"The only difference between a madman and me is that I'm not crazy." - It is in these terms the painter describes himself in "Diary of a Genius" published in 1964.
Salvador Dali was one of the best known characters in the world of art in the twentieth century, through his paintings but also through his larger-than-life personality. He was an eccentric painter, a dandy and much more. Some considered him a madman and others a genius, but one thing is certain: he always made an impression.
It is easy to fall into a trap when discussing Dali. He was a man of the world, a character who loved to perform and was a shameless show-off. However, his art must stand apart from that and be judged on its own, obvious, merits.
Dali's influences are varied. He was inspired by Impressionism, Cubism and influenced, and was influenced by, Surrealism. He admired artists from Velázquez to Picasso (who he considered a friend and rival). Dali studied at the Royal Academy of Fine Arts of San Fernando before his escapades, and refusal to allow an inspection of his work, resulted in his expulsion in October 1926.
A few years later, Dali met his future wife and eternal muse, Helena, who was at the time married to Paul Eluard. Dali's famous charm, however, soon put an end to that.
Dali's road to fame was not totally without its bumps. He fled from the civil war which engulfed his native Spain and had to adjust to a new life in New York where he eventually gained further recognition.
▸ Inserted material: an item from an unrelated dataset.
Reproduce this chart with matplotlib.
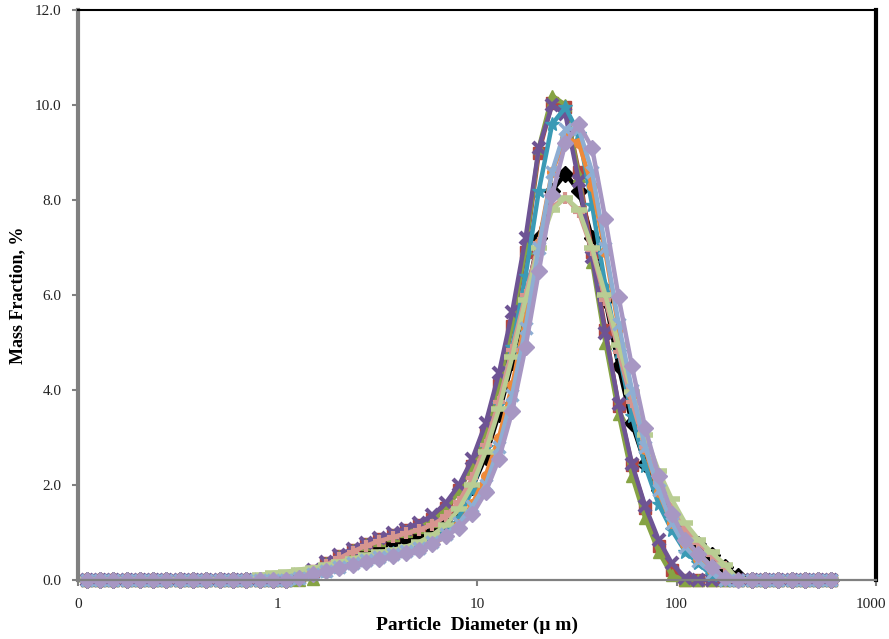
import matplotlib
matplotlib.use("Agg")
import matplotlib.pyplot as plt
from matplotlib.ticker import FixedLocator, NullLocator

# Particle size bins (µm)
diameter_um = [0.1105, 0.1288, 0.1502, 0.1751, 0.2042, 0.2381, 0.2776, 0.3236, 0.3773, 0.4399,
               0.5129, 0.5980, 0.6972, 0.8129, 0.9478, 1.105, 1.288, 1.502, 1.751, 2.042,
               2.381, 2.776, 3.236, 3.773, 4.399, 5.129, 5.980, 6.972, 8.129, 9.478,
               11.05, 12.88, 15.02, 17.51, 20.42, 23.81, 27.76, 32.36, 37.73, 43.99,
               51.29, 59.80, 69.72, 81.29, 94.78, 110.5, 128.8, 150.2, 175.1, 204.2,
               238.1, 277.6, 323.6, 377.3, 439.9, 512.9, 598.0]

Z15 = [0, 0, 0, 0, 0, 0, 0, 0, 0, 0, 0, 0, 0, 0, 0]

s1_black = Z15 + [0.0, 0.05, 0.15, 0.27, 0.38, 0.50, 0.62, 0.72, 0.80, 0.86,
                  0.92, 1.02, 1.18, 1.45, 1.95, 2.6, 3.5, 4.6, 5.9, 7.2,
                  8.2, 8.55, 8.2, 7.2, 5.9, 4.5, 3.3, 2.45, 1.9, 1.4,
                  1.02, 0.75, 0.52, 0.28, 0.08, 0, 0, 0, 0, 0, 0, 0]
s2_red = Z15 + [0.0, 0.08, 0.20, 0.35, 0.50, 0.64, 0.76, 0.86, 0.95, 1.05,
                1.15, 1.28, 1.52, 1.90, 2.40, 3.1, 4.1, 5.35, 6.9, 9.0,
                10.05, 9.95, 8.6, 6.9, 5.26, 3.66, 2.42, 1.52, 0.72, 0.22,
                0.0, 0, 0, 0, 0, 0, 0, 0, 0, 0, 0, 0]
s3_green = Z15 + [0.0, 0.0, 0.03, 0.35, 0.50, 0.63, 0.75, 0.85, 0.94, 1.03,
                  1.12, 1.25, 1.48, 1.88, 2.40, 3.1, 4.1, 5.4, 7.0, 9.1,
                  10.2, 10.0, 8.5, 6.7, 5.0, 3.5, 2.2, 1.3, 0.6, 0.1,
                  0.0, 0, 0, 0, 0, 0, 0, 0, 0, 0, 0, 0]
s4_purple = Z15 + [0.0, 0.10, 0.22, 0.37, 0.52, 0.66, 0.78, 0.88, 0.98, 1.08,
                   1.20, 1.36, 1.62, 2.00, 2.55, 3.3, 4.35, 5.65, 7.2, 9.1,
                   10.0, 9.8, 8.4, 6.8, 5.2, 3.7, 2.45, 1.55, 0.85, 0.35,
                   0.05, 0, 0, 0, 0, 0, 0, 0, 0, 0, 0, 0]
s5_teal = Z15 + [0.0, 0.05, 0.12, 0.20, 0.28, 0.36, 0.43, 0.50, 0.56, 0.62,
                 0.70, 0.82, 1.00, 1.30, 1.90, 2.8, 3.7, 4.9, 6.4, 8.2,
                 9.6, 9.95, 9.4, 7.9, 6.2, 4.8, 3.45, 2.4, 1.6, 1.05,
                 0.6, 0.35, 0.10, 0, 0, 0, 0, 0, 0, 0, 0, 0]
s6_orange = Z15 + [0.0, 0.04, 0.10, 0.18, 0.26, 0.33, 0.40, 0.45, 0.50, 0.56,
                   0.64, 0.75, 0.92, 1.18, 1.60, 2.2, 3.0, 4.1, 5.5, 7.1,
                   8.6, 9.3, 9.2, 8.3, 6.9, 5.3, 3.9, 2.75, 1.85, 1.2,
                   0.75, 0.45, 0.22, 0.05, 0, 0, 0, 0, 0, 0, 0, 0]
s7_pink = Z15 + [0.0, 0.05, 0.18, 0.32, 0.46, 0.60, 0.72, 0.82, 0.90, 0.98,
                 1.06, 1.16, 1.34, 1.65, 2.15, 2.85, 3.75, 4.85, 6.0, 7.1,
                 7.85, 8.05, 7.75, 6.95, 5.9, 4.8, 3.75, 2.8, 2.05, 1.5,
                 1.08, 0.78, 0.52, 0.27, 0.0, 0, 0, 0, 0, 0, 0, 0]
s8_lightgreen = [0, 0, 0, 0, 0, 0, 0, 0, 0, 0, 0, 0, 0, 0.10, 0.15] + \
                [0.17, 0.22, 0.26, 0.31, 0.38, 0.45, 0.52, 0.58, 0.63, 0.70,
                 0.80, 0.95, 1.15, 1.50, 2.00, 2.7, 3.6, 4.7, 5.9, 7.0,
                 7.8, 8.05, 7.8, 7.0, 6.0, 4.95, 3.95, 3.05, 2.3, 1.7,
                 1.2, 0.85, 0.58, 0.32, 0.0, 0, 0, 0, 0, 0, 0, 0]
s9_lightblue = Z15 + [0.0, 0.05, 0.12, 0.20, 0.28, 0.35, 0.42, 0.49, 0.55, 0.61,
                      0.68, 0.80, 0.96, 1.20, 1.55, 2.0, 2.8, 3.9, 5.3, 7.0,
                      8.6, 9.5, 9.5, 8.6, 7.0, 5.4, 4.0, 2.8, 1.9, 1.2,
                      0.7, 0.4, 0.15, 0.0, 0, 0, 0, 0, 0, 0, 0, 0]
s10_lavender = Z15 + [0.0, 0.05, 0.12, 0.19, 0.26, 0.32, 0.38, 0.44, 0.50, 0.56,
                      0.63, 0.76, 0.92, 1.10, 1.38, 1.85, 2.55, 3.55, 4.9, 6.5,
                      8.1, 9.2, 9.6, 9.1, 7.6, 5.95, 4.5, 3.2, 2.2, 1.4,
                      0.85, 0.55, 0.27, 0.05, 0.0, 0, 0, 0, 0, 0, 0, 0]

series = [
    (s1_black, "#000000", "D", 8, 1.0),
    (s2_red, "#B4463F", "s", 8, 1.0),
    (s3_green, "#86A344", "^", 9, 1.0),
    (s4_purple, "#6E5494", "x", 9, 3.0),
    (s5_teal, "#3A9AB5", "*", 10, 1.0),
    (s6_orange, "#EE8A3A", "o", 7, 1.0),
    (s7_pink, "#D6958F", "+", 9, 3.0),
    (s8_lightgreen, "#B9CD93", "_", 11, 4.0),
    (s9_lightblue, "#8EAED3", "x", 8, 2.5),
    (s10_lavender, "#A797C3", "D", 8, 1.0),
]

fig = plt.figure(figsize=(8.89, 6.39), dpi=100)
ax = fig.add_axes([78 / 889, 1 - 580 / 639, (876 - 78) / 889, (580 - 10) / 639])

for vals, col, mk, ms, mew in series:
    ax.plot(diameter_um, vals, color=col, lw=3.2, marker=mk, ms=ms,
            mfc=col, mec=col, mew=mew, solid_joinstyle="round", clip_on=False)

ax.set_xscale("log")
ax.set_xlim(0.1, 1000)
ax.set_ylim(0, 12)

x_ticks = [0.1, 1, 10, 100, 1000]
x_tick_labels = ["0", "1", "10", "100", "1000"]
y_ticks = [0, 2, 4, 6, 8, 10, 12]
y_tick_labels = ["0.0", "2.0", "4.0", "6.0", "8.0", "10.0", "12.0"]

serif = ["Liberation Serif", "DejaVu Serif"]

ax.xaxis.set_major_locator(FixedLocator(x_ticks))
ax.xaxis.set_minor_locator(NullLocator())
# last label is drawn separately, nudged left so it stays inside the canvas
ax.set_xticklabels(x_tick_labels[:-1] + [""])
ax.annotate(x_tick_labels[-1], xy=(x_ticks[-1], 0), xycoords=("data", "axes fraction"),
            xytext=(-4, -13), textcoords="offset points", ha="center", va="top",
            fontfamily=serif, fontsize=11, color="#222222", annotation_clip=False)
ax.set_yticks(y_ticks)
ax.set_yticklabels(y_tick_labels)

for lab in ax.get_xticklabels() + ax.get_yticklabels():
    lab.set_fontfamily(serif)
    lab.set_fontsize(11)
    lab.set_color("#222222")

ax.tick_params(axis="y", direction="out", length=4, width=1.5, color="#808080", pad=8)
ax.tick_params(axis="x", direction="out", length=4, width=1.5, color="#808080", pad=9)

ax.spines["left"].set_color("#808080")
ax.spines["left"].set_linewidth(3)
ax.spines["bottom"].set_color("#808080")
ax.spines["bottom"].set_linewidth(1.6)
ax.spines["top"].set_color("#000000")
ax.spines["top"].set_linewidth(1.5)
ax.spines["right"].set_color("#000000")
ax.spines["right"].set_linewidth(3)

ax.set_xlabel("Particle  Diameter (\u03bc m)", fontfamily=serif, fontweight="bold",
              fontsize=14, labelpad=4)
ax.set_ylabel("Mass Fraction, %", fontfamily=serif, fontweight="bold",
              fontsize=13, labelpad=6)

fig.savefig("out.png", dpi=100)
With time his popularity grew so great that Edward James, the godson of King Edward VII became his patron, buying his works between 1935 and 1936.
Dali was greatly inspired by the surroundings of the USA and WWII - influences in his work range from Coca-Cola to the unheard of power of atomic weapons and everything in-between during one of the world's most tumultuous times.
Virtuoso? Eccentric? Dandy? Madman? Genius? These are all words that could be used to describe Dali, but none quite do the man justice. In the end, perhaps it is best to judge a man with such a colourful background by the most tangible aspect of his legacy - his groundbreaking work.